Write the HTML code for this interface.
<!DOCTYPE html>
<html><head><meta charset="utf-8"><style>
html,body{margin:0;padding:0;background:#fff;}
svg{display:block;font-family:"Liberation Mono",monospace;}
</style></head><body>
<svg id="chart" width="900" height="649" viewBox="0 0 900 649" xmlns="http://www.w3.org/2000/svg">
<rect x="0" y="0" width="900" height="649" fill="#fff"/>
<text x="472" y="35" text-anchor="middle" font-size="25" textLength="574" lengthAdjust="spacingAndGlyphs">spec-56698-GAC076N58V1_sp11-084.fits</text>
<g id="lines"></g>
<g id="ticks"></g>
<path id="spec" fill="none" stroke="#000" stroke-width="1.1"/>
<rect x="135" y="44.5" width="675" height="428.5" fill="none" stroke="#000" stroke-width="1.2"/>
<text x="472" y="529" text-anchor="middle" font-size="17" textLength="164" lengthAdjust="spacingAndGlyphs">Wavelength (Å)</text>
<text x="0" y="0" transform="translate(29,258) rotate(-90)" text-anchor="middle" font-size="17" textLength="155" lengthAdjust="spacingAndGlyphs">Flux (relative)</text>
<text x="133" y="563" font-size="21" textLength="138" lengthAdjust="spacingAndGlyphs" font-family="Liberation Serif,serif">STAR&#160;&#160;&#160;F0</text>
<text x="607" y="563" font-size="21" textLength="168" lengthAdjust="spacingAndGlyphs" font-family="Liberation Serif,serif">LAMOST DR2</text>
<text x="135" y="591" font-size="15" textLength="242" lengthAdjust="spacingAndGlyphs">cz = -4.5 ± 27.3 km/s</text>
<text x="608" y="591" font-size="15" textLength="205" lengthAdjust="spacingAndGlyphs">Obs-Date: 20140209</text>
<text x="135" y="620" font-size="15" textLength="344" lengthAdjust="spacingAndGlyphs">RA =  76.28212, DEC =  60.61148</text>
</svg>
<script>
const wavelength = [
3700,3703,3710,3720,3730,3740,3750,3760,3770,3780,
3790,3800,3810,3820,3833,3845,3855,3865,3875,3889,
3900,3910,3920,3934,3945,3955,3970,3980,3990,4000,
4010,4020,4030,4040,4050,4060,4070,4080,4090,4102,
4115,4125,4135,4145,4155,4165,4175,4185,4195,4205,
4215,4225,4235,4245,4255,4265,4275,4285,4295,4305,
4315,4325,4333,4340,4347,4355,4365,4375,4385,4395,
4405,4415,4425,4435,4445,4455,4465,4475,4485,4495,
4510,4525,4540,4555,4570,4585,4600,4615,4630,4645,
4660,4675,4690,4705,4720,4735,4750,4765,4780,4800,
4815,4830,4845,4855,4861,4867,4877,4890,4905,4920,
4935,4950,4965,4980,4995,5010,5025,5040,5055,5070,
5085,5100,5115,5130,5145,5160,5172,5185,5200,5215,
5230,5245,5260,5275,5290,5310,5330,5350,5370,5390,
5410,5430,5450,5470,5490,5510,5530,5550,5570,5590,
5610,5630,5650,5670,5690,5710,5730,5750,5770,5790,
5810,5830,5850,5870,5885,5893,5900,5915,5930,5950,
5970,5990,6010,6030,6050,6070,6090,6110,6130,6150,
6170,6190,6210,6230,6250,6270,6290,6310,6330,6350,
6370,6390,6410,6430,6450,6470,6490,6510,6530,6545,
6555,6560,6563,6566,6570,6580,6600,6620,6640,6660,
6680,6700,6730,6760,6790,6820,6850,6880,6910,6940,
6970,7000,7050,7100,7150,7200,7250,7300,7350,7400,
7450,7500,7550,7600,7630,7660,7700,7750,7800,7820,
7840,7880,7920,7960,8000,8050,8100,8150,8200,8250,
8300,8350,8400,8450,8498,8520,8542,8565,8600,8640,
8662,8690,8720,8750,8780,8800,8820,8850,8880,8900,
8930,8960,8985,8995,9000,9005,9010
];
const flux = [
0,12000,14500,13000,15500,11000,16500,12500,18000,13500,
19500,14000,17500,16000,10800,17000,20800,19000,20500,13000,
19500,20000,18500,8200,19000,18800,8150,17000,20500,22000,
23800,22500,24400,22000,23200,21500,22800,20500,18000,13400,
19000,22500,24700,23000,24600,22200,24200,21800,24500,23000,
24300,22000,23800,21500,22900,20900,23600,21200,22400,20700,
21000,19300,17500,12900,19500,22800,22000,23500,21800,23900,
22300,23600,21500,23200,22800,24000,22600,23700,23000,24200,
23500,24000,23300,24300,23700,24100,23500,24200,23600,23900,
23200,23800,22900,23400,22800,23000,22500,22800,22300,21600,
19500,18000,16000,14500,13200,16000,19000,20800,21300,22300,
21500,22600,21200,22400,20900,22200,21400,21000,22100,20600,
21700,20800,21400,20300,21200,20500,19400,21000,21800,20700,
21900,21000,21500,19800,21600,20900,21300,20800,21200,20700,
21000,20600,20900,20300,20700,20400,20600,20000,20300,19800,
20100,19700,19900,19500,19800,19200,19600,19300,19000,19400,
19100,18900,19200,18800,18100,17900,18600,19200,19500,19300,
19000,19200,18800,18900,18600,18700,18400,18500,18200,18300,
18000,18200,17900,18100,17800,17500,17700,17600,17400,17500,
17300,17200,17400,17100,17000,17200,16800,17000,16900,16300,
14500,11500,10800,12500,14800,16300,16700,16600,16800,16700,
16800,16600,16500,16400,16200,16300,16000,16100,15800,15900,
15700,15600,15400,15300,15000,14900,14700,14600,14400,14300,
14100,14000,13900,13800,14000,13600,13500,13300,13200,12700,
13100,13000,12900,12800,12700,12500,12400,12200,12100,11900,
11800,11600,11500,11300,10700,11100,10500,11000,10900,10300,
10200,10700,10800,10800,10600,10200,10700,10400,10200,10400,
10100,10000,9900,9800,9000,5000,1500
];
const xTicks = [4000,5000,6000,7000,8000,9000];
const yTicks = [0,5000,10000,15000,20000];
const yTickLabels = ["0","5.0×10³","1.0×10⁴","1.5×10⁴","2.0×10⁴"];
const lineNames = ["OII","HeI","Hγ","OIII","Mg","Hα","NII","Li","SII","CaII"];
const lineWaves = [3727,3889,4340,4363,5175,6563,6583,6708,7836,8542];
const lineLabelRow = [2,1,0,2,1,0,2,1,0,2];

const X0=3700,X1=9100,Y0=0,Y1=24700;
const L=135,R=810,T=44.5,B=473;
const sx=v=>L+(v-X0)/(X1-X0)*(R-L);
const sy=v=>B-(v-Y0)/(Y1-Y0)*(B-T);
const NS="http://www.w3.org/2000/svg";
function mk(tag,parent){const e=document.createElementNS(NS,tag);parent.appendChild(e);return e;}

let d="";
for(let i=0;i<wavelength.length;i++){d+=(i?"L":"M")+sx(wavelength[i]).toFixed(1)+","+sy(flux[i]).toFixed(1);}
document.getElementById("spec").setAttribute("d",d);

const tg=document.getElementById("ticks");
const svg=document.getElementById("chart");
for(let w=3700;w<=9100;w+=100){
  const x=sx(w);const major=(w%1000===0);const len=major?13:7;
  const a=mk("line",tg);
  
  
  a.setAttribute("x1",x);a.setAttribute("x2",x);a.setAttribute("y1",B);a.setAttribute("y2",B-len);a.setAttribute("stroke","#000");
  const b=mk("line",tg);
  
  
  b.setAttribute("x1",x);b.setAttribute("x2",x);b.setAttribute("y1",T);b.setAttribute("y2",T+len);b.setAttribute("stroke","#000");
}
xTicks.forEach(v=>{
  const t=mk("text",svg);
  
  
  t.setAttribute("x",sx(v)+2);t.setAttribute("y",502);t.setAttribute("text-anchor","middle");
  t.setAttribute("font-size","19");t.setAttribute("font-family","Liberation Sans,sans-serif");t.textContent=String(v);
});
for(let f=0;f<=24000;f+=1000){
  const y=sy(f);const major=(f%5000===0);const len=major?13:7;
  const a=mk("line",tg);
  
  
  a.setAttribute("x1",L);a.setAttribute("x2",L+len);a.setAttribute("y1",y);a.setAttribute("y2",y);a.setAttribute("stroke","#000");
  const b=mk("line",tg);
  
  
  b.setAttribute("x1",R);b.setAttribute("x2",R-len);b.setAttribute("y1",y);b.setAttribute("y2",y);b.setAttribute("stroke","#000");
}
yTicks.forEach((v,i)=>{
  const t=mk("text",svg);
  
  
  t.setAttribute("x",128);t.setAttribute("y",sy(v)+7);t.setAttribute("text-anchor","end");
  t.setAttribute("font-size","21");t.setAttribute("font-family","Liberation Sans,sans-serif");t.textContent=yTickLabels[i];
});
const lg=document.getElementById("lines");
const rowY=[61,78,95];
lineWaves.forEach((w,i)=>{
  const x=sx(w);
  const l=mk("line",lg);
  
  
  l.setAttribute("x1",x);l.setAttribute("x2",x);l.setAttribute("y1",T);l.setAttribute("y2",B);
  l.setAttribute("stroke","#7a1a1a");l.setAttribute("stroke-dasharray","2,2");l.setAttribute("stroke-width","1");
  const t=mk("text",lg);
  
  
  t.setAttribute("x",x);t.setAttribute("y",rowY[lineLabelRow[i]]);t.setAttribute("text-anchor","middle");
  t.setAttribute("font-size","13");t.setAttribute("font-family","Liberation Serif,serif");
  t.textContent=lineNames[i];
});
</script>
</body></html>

--

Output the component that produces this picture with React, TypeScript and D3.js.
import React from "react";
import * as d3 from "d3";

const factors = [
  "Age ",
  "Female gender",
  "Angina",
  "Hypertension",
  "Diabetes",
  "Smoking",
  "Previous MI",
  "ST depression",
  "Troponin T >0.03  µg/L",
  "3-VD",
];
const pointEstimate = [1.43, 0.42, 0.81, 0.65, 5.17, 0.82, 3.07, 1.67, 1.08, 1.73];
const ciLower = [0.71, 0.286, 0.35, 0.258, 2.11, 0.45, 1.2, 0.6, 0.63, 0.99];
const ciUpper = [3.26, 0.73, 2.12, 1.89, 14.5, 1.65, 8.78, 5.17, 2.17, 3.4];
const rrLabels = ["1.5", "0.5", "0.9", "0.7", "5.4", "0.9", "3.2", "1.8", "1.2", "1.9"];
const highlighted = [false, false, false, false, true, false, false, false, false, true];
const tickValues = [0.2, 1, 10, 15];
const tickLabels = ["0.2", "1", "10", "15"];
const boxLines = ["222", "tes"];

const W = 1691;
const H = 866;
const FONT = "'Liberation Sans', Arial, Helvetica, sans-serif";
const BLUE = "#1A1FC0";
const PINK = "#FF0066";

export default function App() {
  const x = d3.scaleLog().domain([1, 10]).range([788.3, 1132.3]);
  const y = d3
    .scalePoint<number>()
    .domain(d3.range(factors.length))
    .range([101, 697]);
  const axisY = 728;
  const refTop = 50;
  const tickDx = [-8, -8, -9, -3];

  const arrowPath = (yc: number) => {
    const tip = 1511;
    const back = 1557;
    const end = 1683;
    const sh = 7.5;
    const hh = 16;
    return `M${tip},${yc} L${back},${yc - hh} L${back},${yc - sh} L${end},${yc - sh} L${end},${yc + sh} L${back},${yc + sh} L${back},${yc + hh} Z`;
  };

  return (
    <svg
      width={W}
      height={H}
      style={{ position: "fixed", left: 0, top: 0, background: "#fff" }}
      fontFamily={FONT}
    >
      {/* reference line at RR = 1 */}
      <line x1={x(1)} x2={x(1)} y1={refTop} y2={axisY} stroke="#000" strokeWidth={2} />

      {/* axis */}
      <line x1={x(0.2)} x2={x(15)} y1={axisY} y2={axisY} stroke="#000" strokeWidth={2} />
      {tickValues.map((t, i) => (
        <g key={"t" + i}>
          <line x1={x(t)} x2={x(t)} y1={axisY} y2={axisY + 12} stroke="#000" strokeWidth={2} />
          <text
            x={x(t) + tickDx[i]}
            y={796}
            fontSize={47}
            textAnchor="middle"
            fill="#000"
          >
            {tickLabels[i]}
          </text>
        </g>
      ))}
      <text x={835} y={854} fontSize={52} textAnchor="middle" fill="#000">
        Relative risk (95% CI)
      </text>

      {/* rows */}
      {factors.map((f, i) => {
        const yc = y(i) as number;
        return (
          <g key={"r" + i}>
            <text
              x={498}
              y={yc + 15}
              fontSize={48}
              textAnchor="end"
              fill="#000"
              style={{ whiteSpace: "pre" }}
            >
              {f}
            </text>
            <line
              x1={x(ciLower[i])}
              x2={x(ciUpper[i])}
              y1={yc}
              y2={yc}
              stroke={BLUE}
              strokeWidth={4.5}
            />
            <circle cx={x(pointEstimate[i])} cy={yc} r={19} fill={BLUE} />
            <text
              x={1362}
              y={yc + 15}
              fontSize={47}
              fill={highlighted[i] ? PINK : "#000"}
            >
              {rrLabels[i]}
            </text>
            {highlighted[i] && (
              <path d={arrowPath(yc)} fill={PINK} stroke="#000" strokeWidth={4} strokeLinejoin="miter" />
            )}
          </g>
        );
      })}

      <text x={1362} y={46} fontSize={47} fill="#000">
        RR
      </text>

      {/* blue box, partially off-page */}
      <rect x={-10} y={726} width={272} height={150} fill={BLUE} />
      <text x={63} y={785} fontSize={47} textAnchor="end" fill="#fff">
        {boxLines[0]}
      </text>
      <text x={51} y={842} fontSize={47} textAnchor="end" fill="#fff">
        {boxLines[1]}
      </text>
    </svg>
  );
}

==

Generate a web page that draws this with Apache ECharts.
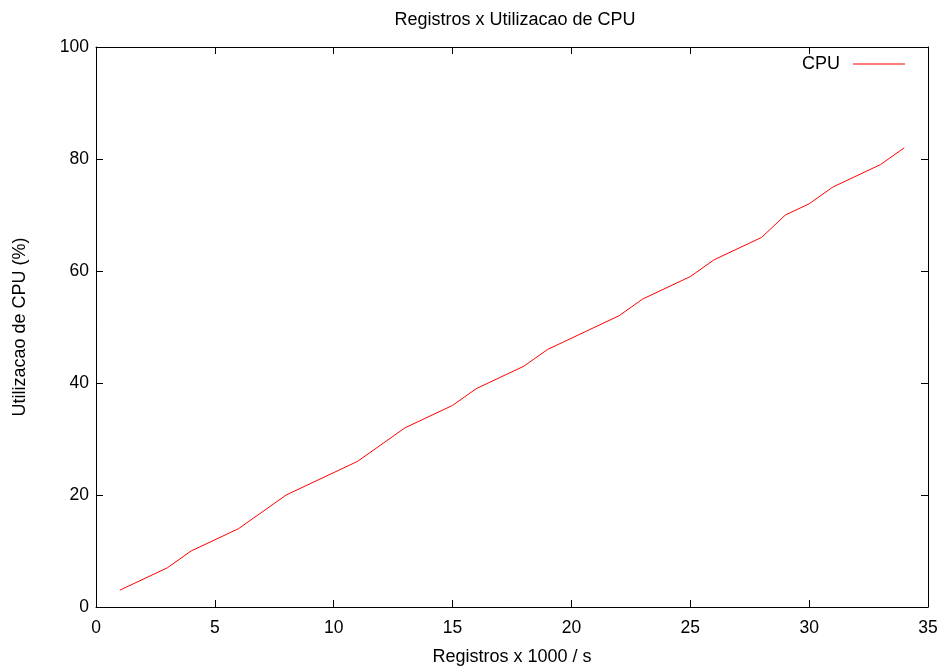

- _THE TASK_: Begin with the line containing "Output the component" and end with the line containing "import * as"; repeat every line from start to finish exactly, and nothing outside them.

- _SOLUTION FOR THIS EXERCISE_:
Output the component that produces this picture with React, TypeScript and D3.js.
import React from "react";
import * as d3 from "d3";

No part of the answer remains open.